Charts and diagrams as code

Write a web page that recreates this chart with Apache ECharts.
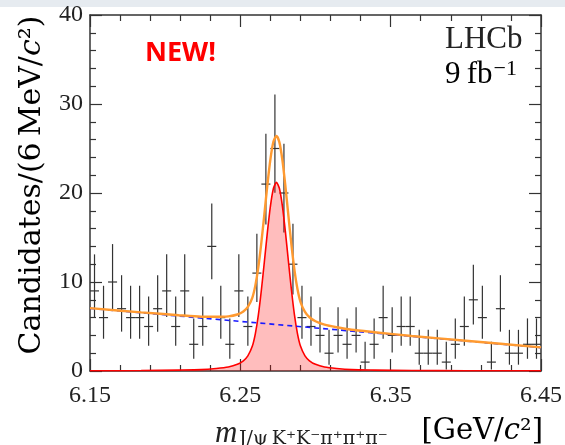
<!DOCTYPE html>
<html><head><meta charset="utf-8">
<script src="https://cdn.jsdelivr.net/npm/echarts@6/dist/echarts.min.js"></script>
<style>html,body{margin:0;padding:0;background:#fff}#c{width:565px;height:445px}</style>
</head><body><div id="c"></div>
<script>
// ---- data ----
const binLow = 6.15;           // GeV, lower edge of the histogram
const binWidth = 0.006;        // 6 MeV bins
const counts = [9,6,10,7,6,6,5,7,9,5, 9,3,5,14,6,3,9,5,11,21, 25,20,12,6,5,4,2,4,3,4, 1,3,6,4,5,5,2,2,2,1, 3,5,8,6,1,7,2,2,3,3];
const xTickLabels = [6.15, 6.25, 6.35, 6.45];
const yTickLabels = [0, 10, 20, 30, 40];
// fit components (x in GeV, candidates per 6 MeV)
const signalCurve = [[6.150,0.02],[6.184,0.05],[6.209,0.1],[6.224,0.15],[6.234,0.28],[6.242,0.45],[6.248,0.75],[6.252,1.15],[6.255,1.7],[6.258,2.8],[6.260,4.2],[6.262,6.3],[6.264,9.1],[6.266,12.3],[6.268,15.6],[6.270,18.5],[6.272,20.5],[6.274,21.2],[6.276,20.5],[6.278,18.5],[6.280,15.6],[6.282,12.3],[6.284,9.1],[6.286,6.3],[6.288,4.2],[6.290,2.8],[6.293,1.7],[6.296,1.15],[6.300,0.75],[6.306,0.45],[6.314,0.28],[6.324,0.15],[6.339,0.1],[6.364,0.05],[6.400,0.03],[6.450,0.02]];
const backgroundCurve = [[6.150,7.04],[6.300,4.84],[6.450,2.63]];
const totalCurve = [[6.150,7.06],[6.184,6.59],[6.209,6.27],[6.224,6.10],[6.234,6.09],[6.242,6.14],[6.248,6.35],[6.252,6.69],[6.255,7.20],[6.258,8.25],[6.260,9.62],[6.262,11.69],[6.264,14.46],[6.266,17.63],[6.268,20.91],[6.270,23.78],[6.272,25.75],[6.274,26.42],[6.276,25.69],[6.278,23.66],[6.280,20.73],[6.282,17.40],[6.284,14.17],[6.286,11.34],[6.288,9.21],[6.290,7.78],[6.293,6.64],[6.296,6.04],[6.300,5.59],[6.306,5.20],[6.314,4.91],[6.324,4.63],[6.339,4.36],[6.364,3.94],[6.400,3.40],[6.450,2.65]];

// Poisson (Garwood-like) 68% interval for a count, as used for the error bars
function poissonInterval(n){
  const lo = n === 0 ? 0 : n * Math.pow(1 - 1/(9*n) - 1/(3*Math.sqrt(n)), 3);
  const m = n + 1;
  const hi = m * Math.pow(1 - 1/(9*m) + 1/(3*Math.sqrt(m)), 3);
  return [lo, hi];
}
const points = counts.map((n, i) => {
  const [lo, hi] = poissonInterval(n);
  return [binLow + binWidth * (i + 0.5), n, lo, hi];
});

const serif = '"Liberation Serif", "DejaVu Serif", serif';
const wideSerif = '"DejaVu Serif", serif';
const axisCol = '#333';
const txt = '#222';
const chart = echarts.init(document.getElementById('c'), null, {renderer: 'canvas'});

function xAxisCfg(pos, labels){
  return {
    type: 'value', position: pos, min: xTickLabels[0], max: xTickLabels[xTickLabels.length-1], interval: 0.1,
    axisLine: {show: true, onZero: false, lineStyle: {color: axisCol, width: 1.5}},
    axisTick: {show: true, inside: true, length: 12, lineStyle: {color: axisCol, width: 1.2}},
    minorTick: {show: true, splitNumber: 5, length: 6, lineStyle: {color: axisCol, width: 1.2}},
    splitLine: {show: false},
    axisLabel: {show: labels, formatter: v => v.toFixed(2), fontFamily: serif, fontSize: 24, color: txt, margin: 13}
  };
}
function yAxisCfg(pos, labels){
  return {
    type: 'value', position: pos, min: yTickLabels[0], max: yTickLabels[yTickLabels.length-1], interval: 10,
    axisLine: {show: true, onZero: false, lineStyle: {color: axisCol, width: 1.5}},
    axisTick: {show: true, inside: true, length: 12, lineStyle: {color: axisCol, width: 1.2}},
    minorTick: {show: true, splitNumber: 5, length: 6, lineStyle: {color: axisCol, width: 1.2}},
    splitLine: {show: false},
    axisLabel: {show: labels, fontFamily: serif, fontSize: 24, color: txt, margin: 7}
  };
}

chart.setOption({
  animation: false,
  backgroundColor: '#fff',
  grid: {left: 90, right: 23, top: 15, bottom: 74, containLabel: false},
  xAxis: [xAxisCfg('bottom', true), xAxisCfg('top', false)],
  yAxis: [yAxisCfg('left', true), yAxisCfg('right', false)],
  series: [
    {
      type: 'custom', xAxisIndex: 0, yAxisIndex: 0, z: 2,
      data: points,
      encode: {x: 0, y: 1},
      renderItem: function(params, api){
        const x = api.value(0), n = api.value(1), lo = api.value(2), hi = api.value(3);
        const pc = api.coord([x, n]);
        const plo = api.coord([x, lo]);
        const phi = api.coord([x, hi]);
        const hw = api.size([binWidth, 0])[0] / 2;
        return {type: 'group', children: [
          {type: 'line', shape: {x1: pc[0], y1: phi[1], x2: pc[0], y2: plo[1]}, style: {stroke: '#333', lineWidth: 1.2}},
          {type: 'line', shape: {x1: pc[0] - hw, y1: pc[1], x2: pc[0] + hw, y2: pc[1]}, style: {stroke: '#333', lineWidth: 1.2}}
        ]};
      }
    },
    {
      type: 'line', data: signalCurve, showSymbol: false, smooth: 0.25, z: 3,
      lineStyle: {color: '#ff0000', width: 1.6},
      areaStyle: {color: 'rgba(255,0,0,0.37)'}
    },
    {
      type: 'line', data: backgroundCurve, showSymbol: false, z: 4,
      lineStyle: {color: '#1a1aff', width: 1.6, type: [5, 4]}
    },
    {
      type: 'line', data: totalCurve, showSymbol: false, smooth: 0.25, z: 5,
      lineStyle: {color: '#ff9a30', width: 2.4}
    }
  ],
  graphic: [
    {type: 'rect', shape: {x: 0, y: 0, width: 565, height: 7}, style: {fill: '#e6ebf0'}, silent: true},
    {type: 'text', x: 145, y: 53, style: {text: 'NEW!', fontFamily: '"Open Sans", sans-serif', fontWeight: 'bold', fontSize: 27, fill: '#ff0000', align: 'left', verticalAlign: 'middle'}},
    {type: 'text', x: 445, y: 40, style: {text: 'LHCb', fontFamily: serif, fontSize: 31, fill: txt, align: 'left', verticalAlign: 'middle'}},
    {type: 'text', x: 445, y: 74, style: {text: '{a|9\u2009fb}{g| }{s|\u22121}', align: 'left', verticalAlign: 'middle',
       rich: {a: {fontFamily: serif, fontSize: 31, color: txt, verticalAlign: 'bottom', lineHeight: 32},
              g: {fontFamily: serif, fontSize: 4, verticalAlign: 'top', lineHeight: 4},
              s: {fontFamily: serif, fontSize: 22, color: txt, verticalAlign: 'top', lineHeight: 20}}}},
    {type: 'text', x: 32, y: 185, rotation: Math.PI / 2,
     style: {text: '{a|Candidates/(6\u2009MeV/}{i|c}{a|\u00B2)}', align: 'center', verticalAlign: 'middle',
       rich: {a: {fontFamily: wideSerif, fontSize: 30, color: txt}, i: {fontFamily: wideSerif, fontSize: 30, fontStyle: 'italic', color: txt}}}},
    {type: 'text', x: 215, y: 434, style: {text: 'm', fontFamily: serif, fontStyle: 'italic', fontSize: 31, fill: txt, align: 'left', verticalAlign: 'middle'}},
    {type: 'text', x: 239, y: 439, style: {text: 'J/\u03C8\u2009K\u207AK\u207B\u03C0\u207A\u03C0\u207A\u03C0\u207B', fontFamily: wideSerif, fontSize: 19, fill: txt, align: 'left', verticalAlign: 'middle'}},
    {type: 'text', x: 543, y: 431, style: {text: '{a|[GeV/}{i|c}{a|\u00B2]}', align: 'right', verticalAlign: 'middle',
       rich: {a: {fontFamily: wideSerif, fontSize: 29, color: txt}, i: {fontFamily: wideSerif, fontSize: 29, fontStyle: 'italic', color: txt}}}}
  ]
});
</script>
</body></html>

---

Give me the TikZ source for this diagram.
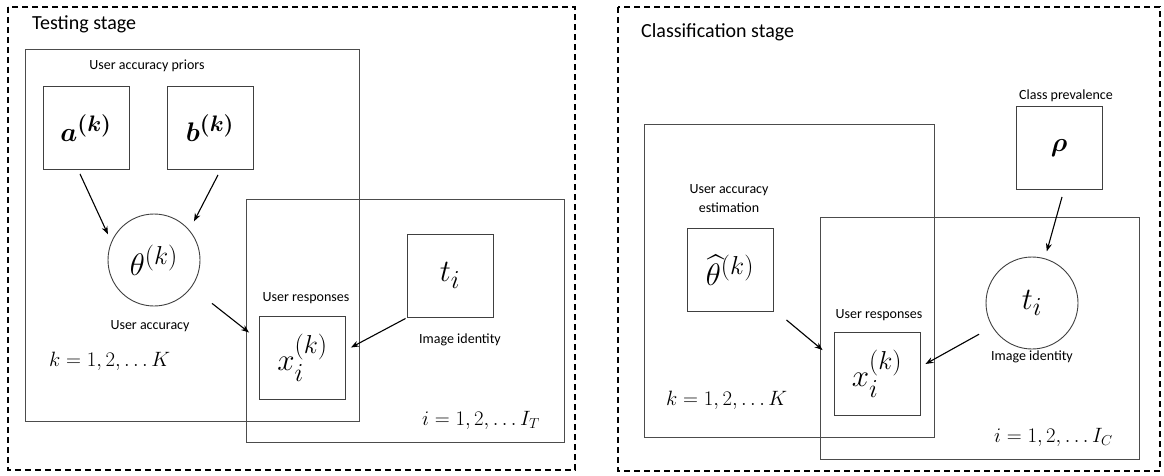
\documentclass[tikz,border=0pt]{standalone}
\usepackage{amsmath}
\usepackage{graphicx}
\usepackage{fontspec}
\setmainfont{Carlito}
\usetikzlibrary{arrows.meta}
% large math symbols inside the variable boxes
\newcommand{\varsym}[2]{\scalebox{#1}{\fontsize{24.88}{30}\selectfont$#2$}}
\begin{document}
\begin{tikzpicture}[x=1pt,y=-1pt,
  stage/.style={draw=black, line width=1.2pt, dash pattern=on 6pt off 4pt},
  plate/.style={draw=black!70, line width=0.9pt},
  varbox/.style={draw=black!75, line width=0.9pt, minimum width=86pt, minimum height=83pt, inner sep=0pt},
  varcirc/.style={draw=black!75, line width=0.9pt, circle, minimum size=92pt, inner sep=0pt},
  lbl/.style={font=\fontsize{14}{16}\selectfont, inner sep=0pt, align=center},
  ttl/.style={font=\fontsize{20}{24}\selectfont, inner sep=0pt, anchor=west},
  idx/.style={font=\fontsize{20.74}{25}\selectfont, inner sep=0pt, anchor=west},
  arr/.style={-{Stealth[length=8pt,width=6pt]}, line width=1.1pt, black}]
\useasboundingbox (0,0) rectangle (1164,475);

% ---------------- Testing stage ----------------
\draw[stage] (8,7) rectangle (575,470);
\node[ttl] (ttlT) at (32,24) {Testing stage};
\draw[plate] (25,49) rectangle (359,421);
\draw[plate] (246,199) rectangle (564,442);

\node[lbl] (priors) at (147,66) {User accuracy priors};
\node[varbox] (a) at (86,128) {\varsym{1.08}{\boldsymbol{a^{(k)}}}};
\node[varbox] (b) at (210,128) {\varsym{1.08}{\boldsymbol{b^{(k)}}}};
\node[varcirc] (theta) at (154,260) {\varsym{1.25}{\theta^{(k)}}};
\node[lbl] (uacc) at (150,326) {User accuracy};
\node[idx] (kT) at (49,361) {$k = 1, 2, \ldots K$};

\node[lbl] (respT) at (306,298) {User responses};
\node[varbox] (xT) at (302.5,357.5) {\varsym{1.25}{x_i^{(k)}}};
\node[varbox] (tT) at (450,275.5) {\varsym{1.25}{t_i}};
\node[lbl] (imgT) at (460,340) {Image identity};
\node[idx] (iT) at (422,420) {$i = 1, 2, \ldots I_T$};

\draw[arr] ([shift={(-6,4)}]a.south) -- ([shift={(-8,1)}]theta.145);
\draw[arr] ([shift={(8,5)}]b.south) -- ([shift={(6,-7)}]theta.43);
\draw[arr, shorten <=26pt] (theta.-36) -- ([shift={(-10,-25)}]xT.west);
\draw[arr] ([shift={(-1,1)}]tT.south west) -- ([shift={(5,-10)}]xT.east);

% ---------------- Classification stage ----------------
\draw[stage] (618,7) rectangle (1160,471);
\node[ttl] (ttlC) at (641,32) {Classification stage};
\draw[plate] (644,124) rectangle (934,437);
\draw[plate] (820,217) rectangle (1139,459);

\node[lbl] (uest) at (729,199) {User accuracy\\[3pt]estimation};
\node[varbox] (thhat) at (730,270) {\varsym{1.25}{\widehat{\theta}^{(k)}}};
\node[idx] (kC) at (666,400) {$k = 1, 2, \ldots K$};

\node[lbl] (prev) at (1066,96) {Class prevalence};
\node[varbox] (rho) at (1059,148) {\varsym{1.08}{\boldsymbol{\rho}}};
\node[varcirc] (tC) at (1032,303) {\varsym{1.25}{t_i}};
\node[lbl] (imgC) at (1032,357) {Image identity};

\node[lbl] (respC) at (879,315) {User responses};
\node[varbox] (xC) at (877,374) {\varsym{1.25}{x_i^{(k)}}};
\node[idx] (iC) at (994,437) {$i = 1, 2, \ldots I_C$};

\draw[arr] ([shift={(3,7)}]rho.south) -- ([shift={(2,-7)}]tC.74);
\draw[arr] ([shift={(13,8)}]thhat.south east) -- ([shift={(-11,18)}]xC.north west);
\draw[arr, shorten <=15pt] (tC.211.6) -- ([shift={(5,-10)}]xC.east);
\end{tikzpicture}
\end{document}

Job: Repeat the lines between those holding "Give me the TikZ source for this diagram." and "(iT) at (422,420)", inclusive. Pictures stay out.

Result for this task:
Give me the TikZ source for this diagram.
\documentclass[tikz,border=0pt]{standalone}
\usepackage{amsmath}
\usepackage{graphicx}
\usepackage{fontspec}
\setmainfont{Carlito}
\usetikzlibrary{arrows.meta}
% large math symbols inside the variable boxes
\newcommand{\varsym}[2]{\scalebox{#1}{\fontsize{24.88}{30}\selectfont$#2$}}
\begin{document}
\begin{tikzpicture}[x=1pt,y=-1pt,
  stage/.style={draw=black, line width=1.2pt, dash pattern=on 6pt off 4pt},
  plate/.style={draw=black!70, line width=0.9pt},
  varbox/.style={draw=black!75, line width=0.9pt, minimum width=86pt, minimum height=83pt, inner sep=0pt},
  varcirc/.style={draw=black!75, line width=0.9pt, circle, minimum size=92pt, inner sep=0pt},
  lbl/.style={font=\fontsize{14}{16}\selectfont, inner sep=0pt, align=center},
  ttl/.style={font=\fontsize{20}{24}\selectfont, inner sep=0pt, anchor=west},
  idx/.style={font=\fontsize{20.74}{25}\selectfont, inner sep=0pt, anchor=west},
  arr/.style={-{Stealth[length=8pt,width=6pt]}, line width=1.1pt, black}]
\useasboundingbox (0,0) rectangle (1164,475);

% ---------------- Testing stage ----------------
\draw[stage] (8,7) rectangle (575,470);
\node[ttl] (ttlT) at (32,24) {Testing stage};
\draw[plate] (25,49) rectangle (359,421);
\draw[plate] (246,199) rectangle (564,442);

\node[lbl] (priors) at (147,66) {User accuracy priors};
\node[varbox] (a) at (86,128) {\varsym{1.08}{\boldsymbol{a^{(k)}}}};
\node[varbox] (b) at (210,128) {\varsym{1.08}{\boldsymbol{b^{(k)}}}};
\node[varcirc] (theta) at (154,260) {\varsym{1.25}{\theta^{(k)}}};
\node[lbl] (uacc) at (150,326) {User accuracy};
\node[idx] (kT) at (49,361) {$k = 1, 2, \ldots K$};

\node[lbl] (respT) at (306,298) {User responses};
\node[varbox] (xT) at (302.5,357.5) {\varsym{1.25}{x_i^{(k)}}};
\node[varbox] (tT) at (450,275.5) {\varsym{1.25}{t_i}};
\node[lbl] (imgT) at (460,340) {Image identity};
\node[idx] (iT) at (422,420) {$i = 1, 2, \ldots I_T$};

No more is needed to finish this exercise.